A different kind of reception study appears in Narrative as Embodied Intensities (Chapter 13), which explores the relation between rhetoric and narrative. Here the rhetorical hermeneutics uses some emploted rhetoric to practice a kind of narrative theory (via Paul Ricoeur and, again, Kenneth Burke) by doing a brief history of embodied experiences of American travelers walking around nineteenth-century Rome. The essay concludes with a return to Jesuit rhetoric and the narrative imagination of the Ignatian Spiritual Exercises, which, as Michel Foucault noted in his last lectures, function as technologies of the self, in this case shaping subjects as believing actors, with the body becoming (in Burke’s words), “a generator of belief.” Originally presented at the International Society for the Study of Narrative, this essay attempts to demonstrate rhetorically the critical value of considering embodied experience as narrative and narrative as embodied experience.

In the only interview gathered in this collection (Chapter 14), Keith Gilyard uses the example of violence to the racialized body to challenge my rhetorical pragmatist definition of identity as “interpreted being.” I include the conversation with Gilyard not only because of this challenge but also because of the way he forces me to defend my chosen terminology within disciplinary politics. Our conversation ranges backward into my earlier work in rhetorical hermeneutics and forward into some possibilities for the future. One of those possibilities is partly actualized in the final essay. Political Theology in Douglass and Melville (Chapter 15) attempts a reception study of St. Paul as a rhetorical figure in the nineteenth-century and then redescribes that reception in terms of the positive and negative forms of political theology developed in the late twentieth-century. This concluding essay again illustrates cultural rhetoric study, in this case tracking the political effectivity of tropes, arguments, and narratives in enactments of Pauline Christianity.

II

As essays in Rhetoric’s Pragmatism demonstrate, Rhetorical Hermeneutics often takes the form of a reception study that focuses on acts of reading as combinations of interpretation and rhetoric, the historically-specific establishment of textual meaning and the communally-situated use of language to argue for that meaning. Rhetorical Hermeneutics targets the critical, historical, and theoretical intersections of language use and interpretive practice by doing rhetorical readings of reading performances (via Cultural Rhetoric Study) and addressing the theoretical issues those acts produce (through Rhetorical Pragmatism).
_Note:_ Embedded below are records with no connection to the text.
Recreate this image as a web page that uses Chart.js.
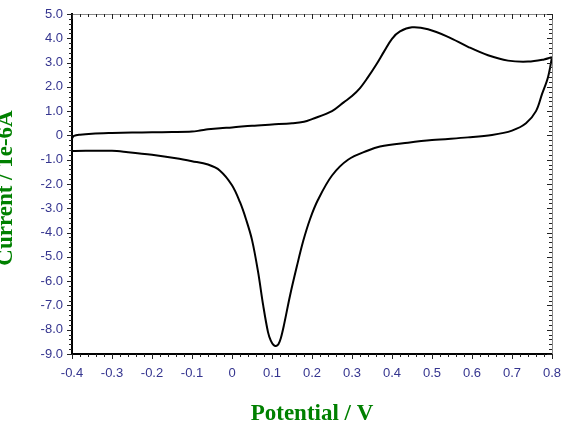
<!DOCTYPE html>
<html>
<head>
<meta charset="utf-8">
<script src="https://cdn.jsdelivr.net/npm/chart.js@4"></script>
<style>
    html, body { margin: 0; padding: 0; background: #fff; }
</style>
</head>
<body>
<canvas id="cvChart" width="564" height="428"></canvas>
<script>
// === Data ===
const forwardPotential = [-0.4, -0.395, -0.38, -0.35, -0.3, -0.25, -0.2, -0.15, -0.1, -0.08, -0.06, -0.03, 0.0,
    0.05, 0.1, 0.15, 0.18, 0.2, 0.25, 0.28, 0.3, 0.32, 0.34, 0.36, 0.38, 0.4, 0.42, 0.45, 0.49,
    0.54, 0.59, 0.64, 0.69, 0.74, 0.78, 0.8];
const forwardCurrent = [-0.12, -0.02, 0.03, 0.07, 0.1, 0.12, 0.13, 0.14, 0.16, 0.2, 0.25, 0.3, 0.33,
    0.4, 0.45, 0.5, 0.56, 0.67, 1.0, 1.37, 1.62, 1.95, 2.4, 2.9, 3.45, 3.98, 4.28, 4.45, 4.37,
    4.06, 3.65, 3.3, 3.08, 3.04, 3.13, 3.22];

const reversePotential = [-0.4, -0.3, -0.26, -0.2, -0.14, -0.1, -0.06, -0.03, 0.0, 0.02, 0.035, 0.05,
    0.065, 0.078, 0.09, 0.097, 0.104, 0.11, 0.116, 0.122, 0.13, 0.145, 0.162, 0.178, 0.195, 0.215,
    0.25, 0.29, 0.34, 0.37, 0.44, 0.5, 0.59, 0.65, 0.7, 0.735, 0.76, 0.775, 0.79, 0.8];
const reverseCurrent = [-0.64, -0.63, -0.69, -0.8, -0.94, -1.06, -1.2, -1.45, -2.05, -2.75, -3.45, -4.3,
    -5.6, -7.0, -8.1, -8.45, -8.63, -8.67, -8.6, -8.35, -7.8, -6.6, -5.4, -4.35, -3.45, -2.65,
    -1.65, -1.0, -0.62, -0.46, -0.3, -0.19, -0.08, 0.02, 0.2, 0.5, 1.0, 1.7, 2.4, 3.22];

const xTickValues = [-0.4, -0.3, -0.2, -0.1, 0, 0.1, 0.2, 0.3, 0.4, 0.5, 0.6, 0.7, 0.8];
const yTickValues = [5, 4, 3, 2, 1, 0, -1, -2, -3, -4, -5, -6, -7, -8, -9];

const xTitle = "Potential / V";
const yTitle = "Current / 1e-6A";

const labelBlue = "#35358f";
const titleGreen = "#008000";

function toPoints(xs, ys) {
    return xs.map((v, i) => ({ x: v, y: ys[i] }));
}

function fmtTick(v) {
    if (Math.abs(v) < 1e-9) return "0";
    return v.toFixed(1);
}

// minor/major ticks on all four sides + rotated y title
const frameTicks = {
    id: "frameTicks",
    afterDraw(chart) {
        const { ctx, chartArea: a, scales: { x, y } } = chart;
        ctx.save();

        ctx.strokeStyle = "#8a8a8a";
        ctx.lineWidth = 1;
        ctx.beginPath();
        ctx.moveTo(a.left, a.top + 0.5);
        ctx.lineTo(a.right + 1, a.top + 0.5);
        ctx.moveTo(a.right + 0.5, a.top);
        ctx.lineTo(a.right + 0.5, a.bottom);
        ctx.stroke();

        ctx.strokeStyle = "#222";
        ctx.beginPath();
        for (let i = 0; i <= 60; i++) {
            const px = Math.round(x.getPixelForValue(x.min + i * 0.02)) + 0.5;
            const len = i % 5 === 0 ? 5 : 3;
            ctx.moveTo(px, a.bottom);
            ctx.lineTo(px, a.bottom + len);
            ctx.moveTo(px, a.top);
            ctx.lineTo(px, a.top + len);
        }
        for (let i = 0; i <= 70; i++) {
            const py = Math.round(y.getPixelForValue(y.min + i * 0.2)) + 0.5;
            const len = i % 5 === 0 ? 5 : 3;
            ctx.moveTo(a.left - len, py);
            ctx.lineTo(a.left, py);
            ctx.moveTo(a.right, py);
            ctx.lineTo(a.right - len, py);
        }
        ctx.stroke();

        // y title sits partly off the left edge, as in the original
        ctx.translate(12, 188);
        ctx.rotate(-Math.PI / 2);
        ctx.font = "bold 23px 'Liberation Serif'";
        ctx.fillStyle = titleGreen;
        ctx.textAlign = "center";
        ctx.textBaseline = "alphabetic";
        ctx.fillText(yTitle, 0, 0);
        ctx.restore();
    }
};

const lineStyle = {
    borderColor: "#000",
    borderWidth: 2,
    pointRadius: 0,
    fill: false,
    tension: 0.35
};

new Chart(document.getElementById("cvChart"), {
    type: "line",
    data: {
        datasets: [
            Object.assign({ label: "forward", data: toPoints(forwardPotential, forwardCurrent) }, lineStyle),
            Object.assign({ label: "reverse", data: toPoints(reversePotential, reverseCurrent) }, lineStyle)
        ]
    },
    options: {
        responsive: false,
        animation: false,
        layout: { padding: { left: 0, right: 12, top: 14, bottom: 0 } },
        plugins: {
            legend: { display: false },
            tooltip: { enabled: false }
        },
        scales: {
            x: {
                type: "linear",
                min: -0.4,
                max: 0.8,
                afterBuildTicks: s => { s.ticks = xTickValues.map(v => ({ value: v })); },
                afterFit: s => { s.height = 74; s.paddingLeft = 0; s.paddingRight = 0; },
                grid: { display: false, drawTicks: false },
                border: { display: true, color: "#000", width: 2 },
                ticks: {
                    color: labelBlue,
                    padding: 12,
                    maxRotation: 0,
                    autoSkip: false,
                    font: { family: "'Liberation Sans'", size: 13 },
                    callback: v => fmtTick(v)
                },
                title: {
                    display: true,
                    text: xTitle,
                    color: titleGreen,
                    padding: { top: 0, bottom: 0 },
                    font: { family: "'Liberation Serif'", size: 23, weight: "bold" }
                }
            },
            y: {
                type: "linear",
                min: -9,
                max: 5,
                afterBuildTicks: s => { s.ticks = yTickValues.map(v => ({ value: v })); },
                afterFit: s => { s.width = 72; s.paddingTop = 0; s.paddingBottom = 0; },
                grid: { display: false, drawTicks: false },
                border: { display: true, color: "#000", width: 2 },
                ticks: {
                    color: labelBlue,
                    padding: 9,
                    autoSkip: false,
                    font: { family: "'Liberation Sans'", size: 13 },
                    callback: v => fmtTick(v)
                }
            }
        }
    },
    plugins: [frameTicks]
});
</script>
</body>
</html>
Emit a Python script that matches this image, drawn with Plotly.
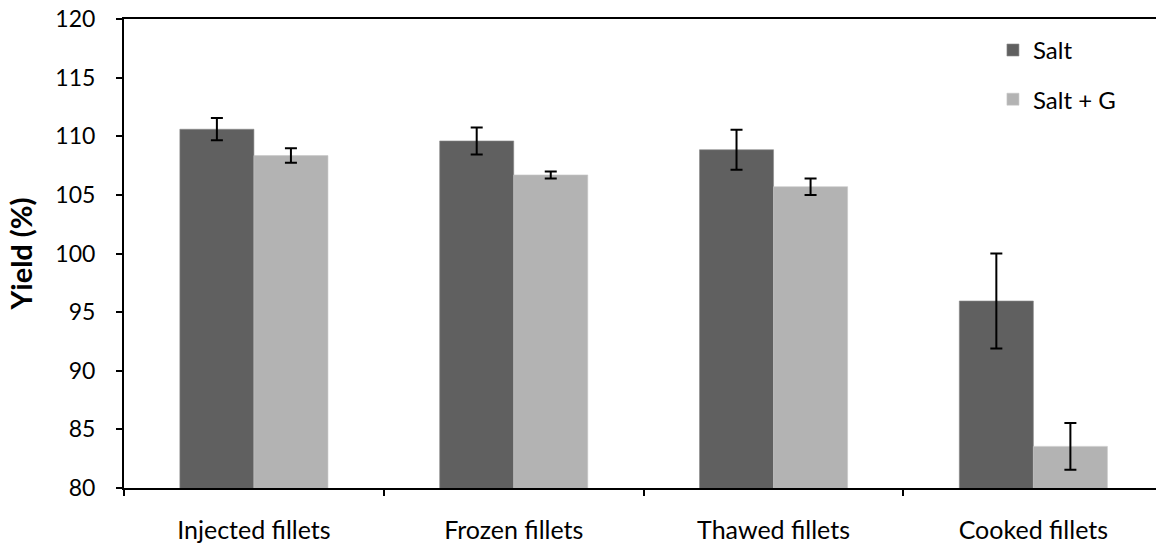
import plotly.graph_objects as go

categories = ["Injected fillets", "Frozen fillets", "Thawed fillets", "Cooked fillets"]
salt = [110.6, 109.6, 108.85, 95.95]
salt_err = [0.95, 1.15, 1.7, 4.05]
salt_g = [108.35, 106.7, 105.7, 83.55]
salt_g_err = [0.62, 0.3, 0.7, 2.0]

FONT = "Lato"

fig = go.Figure()
fig.add_trace(go.Bar(
    x=categories, y=salt, name="Salt", legendgroup="a",
    marker=dict(color="#606060", line=dict(color="#8a8a8a", width=0.6)),
    error_y=dict(type="data", array=salt_err, visible=True, color="black", thickness=2, width=6),
))
fig.add_trace(go.Bar(
    x=categories, y=salt_g, name="Salt + G", legendgroup="b",
    marker=dict(color="#b3b3b3", line=dict(color="#c8c8c8", width=0.6)),
    error_y=dict(type="data", array=salt_g_err, visible=True, color="black", thickness=2, width=6),
))

fig.update_layout(
    width=1156, height=545,
    margin=dict(l=124, r=0, t=19, b=57, autoexpand=False),
    paper_bgcolor="white", plot_bgcolor="white",
    barmode="group", bargap=0.43, bargroupgap=0,
    font=dict(family=FONT, size=24, color="black"),
    showlegend=True,
    legend=dict(
        x=0.842, y=0.981, xanchor="left", yanchor="top",
        bgcolor="rgba(0,0,0,0)", font=dict(size=24, family=FONT),
        traceorder="grouped", tracegroupgap=15, itemwidth=30,
    ),
    xaxis=dict(
        type="category", range=[-0.5, 3.472], automargin=False,
        showline=True, linecolor="black", linewidth=2, mirror=True,
        ticks="outside", tickson="boundaries", ticklen=6, tickwidth=2, tickcolor="black",
        showgrid=False, zeroline=False,
        tickfont=dict(size=25, family=FONT),
        ticklabelstandoff=19,
    ),
    yaxis=dict(
        range=[80, 120], dtick=5, tick0=80, automargin=False,
        showline=True, linecolor="black", linewidth=2,
        ticks="outside", ticklen=6, tickwidth=2, tickcolor="black",
        showgrid=False, zeroline=False,
        tickfont=dict(size=23, family=FONT),
        ticklabelstandoff=16, ticklabeloverflow="allow",
        title=dict(text="<b>Yield (%)</b>", font=dict(size=29, family=FONT), standoff=14),
    ),
)

# remove the page's default 8px body margin so the figure fills the window exactly
fig.write_html(
    "out.html",
    config={"displayModeBar": False},
    post_script="document.body.style.margin='0';",
)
Rhetorical Pragmatism, as the theoretical side of Rhetorical Hermeneutics, takes thinking, at the least, as a combination of interpretation and rhetoric, the practical use of language in establishing meaning and the theoretical making sense of language use. Cultural Rhetoric Study, as the practical side of Rhetorical Hermeneutics, tracks rhetorical paths of thought through time and space, through singular and repeated reading acts, performed by individuals and institutions, across fragmented and unified communities, over continuous and contradictory traditions. The essays in Rhetoric’s Pragmatism give concrete examples of Rhetorical Hermeneutics as a theoretical practice combining Rhetorical Pragmatism and Cultural Rhetoric Study in various proportions.
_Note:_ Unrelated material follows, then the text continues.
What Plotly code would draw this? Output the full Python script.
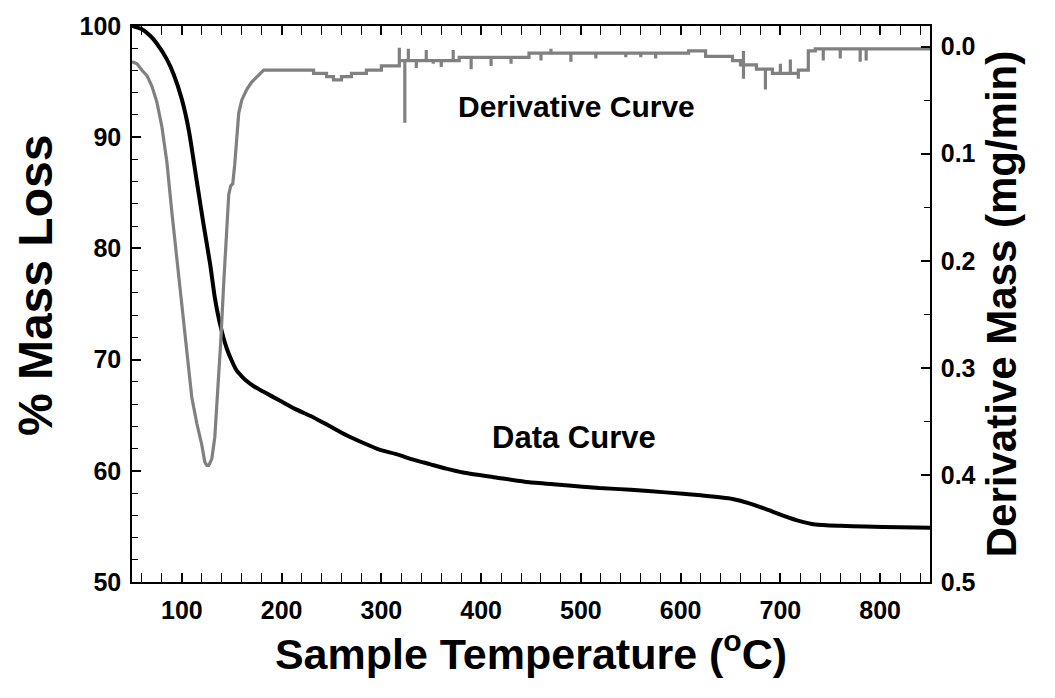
import plotly.graph_objects as go

# ---- Data curve (% mass loss vs temperature) ----
data_temp = [50, 60, 68.5, 75, 85, 92, 100, 107, 115, 122, 128.5, 133, 138.5, 145, 150, 155, 160, 165,
             172, 182, 198.5, 215, 232, 248.5, 265, 282, 298, 315, 332, 348.5, 365, 382, 415, 448.5,
             485, 518.5, 550, 585, 620, 652, 668, 685, 702, 718.5, 735, 760, 785, 820, 850]
data_mass = [100, 99.7, 99.1, 98.4, 97.0, 95.6, 93.4, 90.6, 86.0, 82.0, 78.5, 75.6, 73.1, 71.0, 69.9, 69.0, 68.5, 68.07,
             67.6, 67.1, 66.3, 65.5, 64.8, 64.0, 63.2, 62.5, 61.9, 61.5, 61.0, 60.6, 60.2, 59.85, 59.4, 58.96,
             58.7, 58.45, 58.3, 58.06, 57.8, 57.47, 57.1, 56.57, 56.0, 55.5, 55.17, 55.05, 54.99, 54.92, 54.87]

# ---- Derivative curve (mg/min vs temperature), read point by point incl. steps and spikes ----
deriv_temp = [50, 55, 60, 65, 70, 75, 80, 85, 90, 95,
              100, 105, 110, 115, 120, 123, 125, 127, 130, 133,
              136, 139, 142, 145, 147, 149, 151, 153, 155, 157,
              160, 165, 170, 176, 182, 232, 232, 245, 245, 252,
              252, 260, 260, 270, 270, 285, 285, 300, 300, 318,
              318, 318, 318, 323.5, 323.5, 323.5, 327, 327, 327, 335,
              335, 335, 345, 345, 345, 352, 352, 352, 360, 360,
              360, 372, 372, 372, 378, 378, 390, 390, 390, 410,
              410, 410, 430, 430, 430, 448, 448, 460, 460, 460,
              470, 470, 470, 490, 490, 490, 515, 515, 515, 545,
              545, 545, 560, 560, 560, 575, 575, 575, 608, 608,
              625, 625, 652, 652, 660, 660, 663, 663, 663, 663,
              676, 676, 685, 685, 685, 692, 692, 700, 700, 700,
              710, 710, 710, 718, 718, 718, 728, 728, 735, 735,
              743, 743, 743, 760, 760, 760, 780, 780, 780, 786,
              786, 786, 850]
deriv_val = [0.014, 0.016, 0.022, 0.027, 0.037, 0.052, 0.075, 0.108, 0.155, 0.200,
             0.241, 0.287, 0.328, 0.352, 0.372, 0.388, 0.391, 0.391, 0.385, 0.365,
             0.325, 0.275, 0.220, 0.165, 0.138, 0.130, 0.128, 0.110, 0.080, 0.062,
             0.050, 0.040, 0.033, 0.027, 0.022, 0.022, 0.025, 0.025, 0.028, 0.028,
             0.031, 0.031, 0.028, 0.028, 0.025, 0.025, 0.022, 0.022, 0.018, 0.018,
             0.013, 0.001, 0.013, 0.013, 0.071, 0.013, 0.013, 0.002, 0.013, 0.013,
             0.020, 0.013, 0.013, 0.003, 0.013, 0.013, 0.016, 0.013, 0.013, 0.019,
             0.013, 0.013, 0.003, 0.013, 0.013, 0.010, 0.010, 0.021, 0.010, 0.010,
             0.018, 0.010, 0.010, 0.016, 0.010, 0.010, 0.006, 0.006, 0.013, 0.006,
             0.006, 0.002, 0.006, 0.006, 0.014, 0.006, 0.006, 0.011, 0.006, 0.006,
             0.010, 0.006, 0.006, 0.010, 0.006, 0.006, 0.011, 0.006, 0.006, 0.004,
             0.004, 0.009, 0.009, 0.013, 0.013, 0.017, 0.017, 0.030, 0.004, 0.017,
             0.017, 0.021, 0.021, 0.040, 0.021, 0.021, 0.025, 0.025, 0.016, 0.025,
             0.025, 0.012, 0.025, 0.025, 0.030, 0.022, 0.022, 0.004, 0.004, 0.002,
             0.002, 0.013, 0.002, 0.002, 0.011, 0.002, 0.002, 0.014, 0.002, 0.002,
             0.013, 0.002, 0.002]

x_ticks = [100, 200, 300, 400, 500, 600, 700, 800]
left_ticks = [50, 60, 70, 80, 90, 100]
right_ticks = [0.0, 0.1, 0.2, 0.3, 0.4, 0.5]
right_tick_text = ["0.0", "0.1", "0.2", "0.3", "0.4", "0.5"]

FONT = "Liberation Sans, Arial, sans-serif"

fig = go.Figure()
fig.add_trace(go.Scatter(x=deriv_temp, y=deriv_val, yaxis="y2", mode="lines",
                         line=dict(color="#808080", width=3.2), showlegend=False))
fig.add_trace(go.Scatter(x=data_temp, y=data_mass, mode="lines",
                         line=dict(color="#000000", width=4, shape="spline", smoothing=0.6), showlegend=False))

tickfont = dict(family=FONT, size=25, color="black", weight="bold")

fig.update_layout(
    width=1055, height=698,
    margin=dict(l=131.5, r=125, t=23.5, b=116),
    paper_bgcolor="white", plot_bgcolor="white",
    xaxis=dict(range=[50, 850], tickvals=x_ticks, ticks="inside", ticklen=9, tickwidth=2,
               tickcolor="black", showline=True, linecolor="black", linewidth=1.5,
               mirror="allticks", showgrid=False, zeroline=False, tickfont=tickfont,
               ticklabelstandoff=5,
               minor=dict(dtick=20, tick0=0, ticks="inside", ticklen=6, tickwidth=1.2, tickcolor="black"),
               title=dict(text="Sample Temperature (<sup>o</sup>C)",
                          font=dict(family=FONT, size=43, color="black", weight="bold"), standoff=12)),
    yaxis=dict(range=[50, 100], tickvals=left_ticks, ticks="inside", ticklen=9, tickwidth=2,
               tickcolor="black", showline=True, linecolor="black", linewidth=1.5,
               showgrid=False, zeroline=False, tickfont=tickfont, ticklabelstandoff=4,
               minor=dict(dtick=2, tick0=0, ticks="inside", ticklen=6, tickwidth=1.2, tickcolor="black")),
    yaxis2=dict(overlaying="y", side="right", range=[0.5, -0.0193], tickvals=right_ticks,
                ticktext=right_tick_text, ticks="inside", ticklen=9, tickwidth=2,
                tickcolor="black", showline=True, linecolor="black", linewidth=1.5,
                showgrid=False, zeroline=False, tickfont=tickfont, ticklabelstandoff=4,
                minor=dict(dtick=0.05, tick0=0, ticks="inside", ticklen=6, tickwidth=1.2, tickcolor="black"),
                title=dict(text="Derivative Mass (mg/min)",
                           font=dict(family=FONT, size=42, color="black", weight="bold"), standoff=12)),
    annotations=[
        dict(x=-0.121, y=0.533, xref="paper", yref="paper", text="% Mass Loss", showarrow=False,
             textangle=-90, xanchor="center", yanchor="middle",
             font=dict(family=FONT, size=48, color="black", weight="bold")),
        dict(x=495.5, y=92.8, xref="x", yref="y", text="Derivative Curve", showarrow=False,
             font=dict(family=FONT, size=30, color="black", weight="bold")),
        dict(x=493.5, y=62.96, xref="x", yref="y", text="Data Curve", showarrow=False,
             font=dict(family=FONT, size=31, color="black", weight="bold")),
    ],
)

fig.write_html("out.html")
In its performance, Rhetorical Hermeneutics is both a theoretical and practical approach to transdisciplinarity; that is, it is a way of understanding transdisciplinarity and a way of doing it. It proposes a theoretical explanation of how disciplinarity, interdisciplinarity, and cross-disciplinarity operate in terms of their implied and explicit hermeneutics and rhetoricality, including how disciplines transform each other in their interactions as interpretive strategies and terminological networks that modify and adapt to each other. In its practice, Rhetorical Hermeneutics employs a method of tracking rhetorical paths of thought across the distinctive hermeneutic ecologies of different disciplines. This tracking involves describing a string of interconnected acts of figuration, persuasion, and narration, of troping, arguing, and storytelling, which in turn entails analyzing the ebb and flow of figurative, suasive, and narrative forces inside and across the boundaries of specific texts and contexts.
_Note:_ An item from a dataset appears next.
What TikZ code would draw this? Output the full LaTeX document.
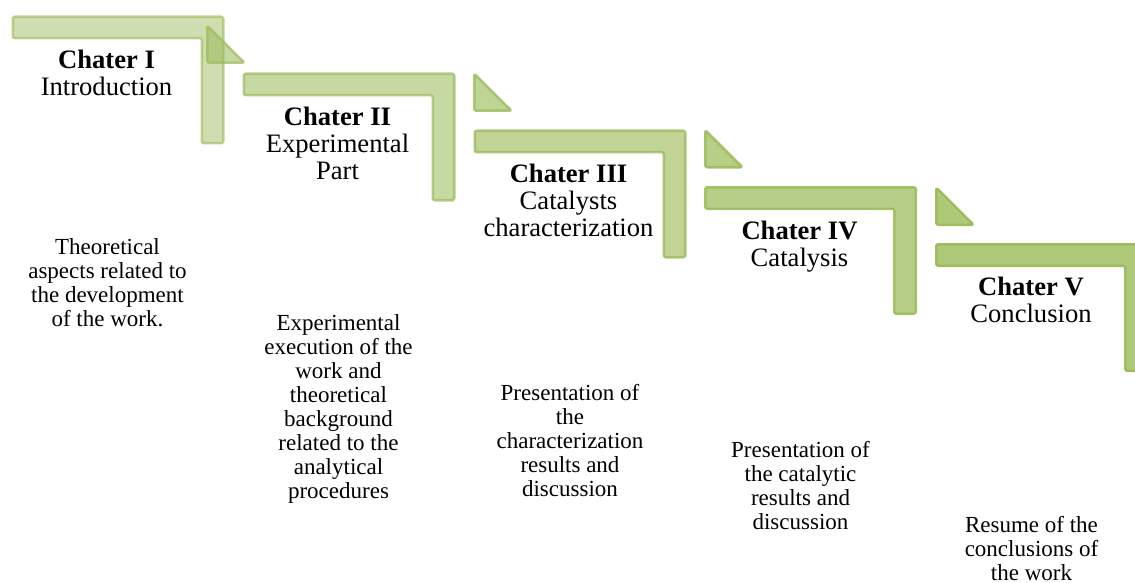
\documentclass[tikz,border=0pt]{standalone}
\usepackage{fontspec}
\setmainfont{Liberation Serif}
\definecolor{olivegreen}{RGB}{155,187,89}
\begin{document}
\begin{tikzpicture}[x=1pt,y=-1pt]
\useasboundingbox (0,0) rectangle (1135,583);
\tikzset{
  stepshape/.style={fill=olivegreen, draw=olivegreen, line width=2.5pt, rounded corners=2pt, line join=round},
  titletext/.style={align=center, inner sep=0pt, anchor=north, font=\fontsize{26.6}{27}\selectfont},
  desctext/.style={align=center, inner sep=0pt, anchor=north, font=\fontsize{23}{24}\selectfont},
}
\newcommand\LStep[4]{% x0, y0, fill opacity, draw opacity
  \path[stepshape, fill opacity=#3, draw opacity=#4]
    (#1+1.25,#2+1.25) -- (#1+211.75,#2+1.25) -- (#1+211.75,#2+127.75)
    -- (#1+190.25,#2+127.75) -- (#1+190.25,#2+22.75) -- (#1+1.25,#2+22.75) -- cycle;
}
\newcommand\TStep[4]{% x0 (left), y0 (top), fill opacity, draw opacity
  \path[stepshape, fill opacity=#3, draw opacity=#4]
    (#1+1.25,#2+1.25) -- (#1+1.25,#2+38.25) -- (#1+38.5,#2+38.25) -- cycle;
}
% L-shaped steps
\LStep{11.5}{15.5}{0.48}{0.64}
\LStep{242.5}{72.5}{0.56}{0.72}
\LStep{473.5}{129.5}{0.64}{0.80}
\LStep{704}{186}{0.72}{0.88}
\LStep{935}{243}{0.80}{0.96}
% triangles
\TStep{206}{24.5}{0.56}{0.72}
\TStep{473}{72.5}{0.64}{0.80}
\TStep{704}{129}{0.72}{0.88}
\TStep{935}{186.5}{0.80}{0.96}
% titles
\node[titletext] (t1) at (106.5,49.6) {\strut\textbf{Chater I}\\Introduction};
\node[titletext] (t2) at (337.5,106.4) {\strut\textbf{Chater II}\\Experimental\\Part};
\node[titletext] (t3) at (568.5,163.1) {\strut\textbf{Chater III}\\Catalysts\\characterization};
\node[titletext] (t4) at (799.5,219.9) {\strut\textbf{Chater IV}\\Catalysis};
\node[titletext] (t5) at (1031,276.6) {\strut\textbf{Chater V}\\Conclusion};
% descriptions
\node[desctext] (d1) at (107.5,237.2) {\strut Theoretical\\aspects related to\\the development\\of the work.};
\node[desctext] (d2) at (338.5,313.2) {\strut Experimental\\execution of the\\work and\\theoretical\\background\\related to the\\analytical\\procedures};
\node[desctext] (d3) at (570,383.2) {\strut Presentation of\\the\\characterization\\results and\\discussion};
\node[desctext] (d4) at (800.5,440.2) {\strut Presentation of\\the catalytic\\results and\\discussion};
\node[desctext] (d5) at (1031.5,515.2) {\strut Resume of the\\conclusions of\\the work};
\end{tikzpicture}
\end{document}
Transdisciplinary work highlights the importance of disciplinary identities in the resistance to and enablement of such work. These identities can function to enforce academic siloes in university settings, getting in the way of cross-disciplinary conversations and interdisciplinary collaborations. But disciplinary identities can also enable those same transdisciplinary activities, by motivating attempts to promote and update one’s home discipline and by providing the rhetorical-hermeneutic tools for adapting and using resources from other disciplines to do so. As some have argued about interdisciplinarity, without specific disciplinary identities, there would be no general transdisciplinary work to be done in the first place.

But, of course, the issue of identity goes far beyond academic disciplinary contexts. In a vast array of different cultural spheres, questions about who we are, questions about our interpreted being, involve questions about how we interpret ourselves, how others interpret us, and how we interpret ourselves through how others interpret us. I address these issues from a rhetorical perspective throughout the following essays. For example, in Chapter 5 I use rhetorical hermeneutics to analyze the complexity of communal identifications and disidentifications in cross-cultural communication, while in Chapter 14 I discuss the challenges to a rhetorical hermeneutic concept of identity posed by racial violence. In each case I foreground the way interpretation and rhetoric act together to affect identity formation in specific practical contexts. In this way and others, I hope the collection as a whole demonstrates my claim that rhetoric is as thoroughly pragmatist as Pragmatism is deeply rhetorical.

Except for slightly expanding the final chapter, I have left the essays in Rhetoric’s Pragmatism pretty much in their original published forms. I have tried to remove unnecessary repetitions, partly by making cross-references among the essays in the volume, and in a few cases I have inserted additional notes to update bibliographical sources cited.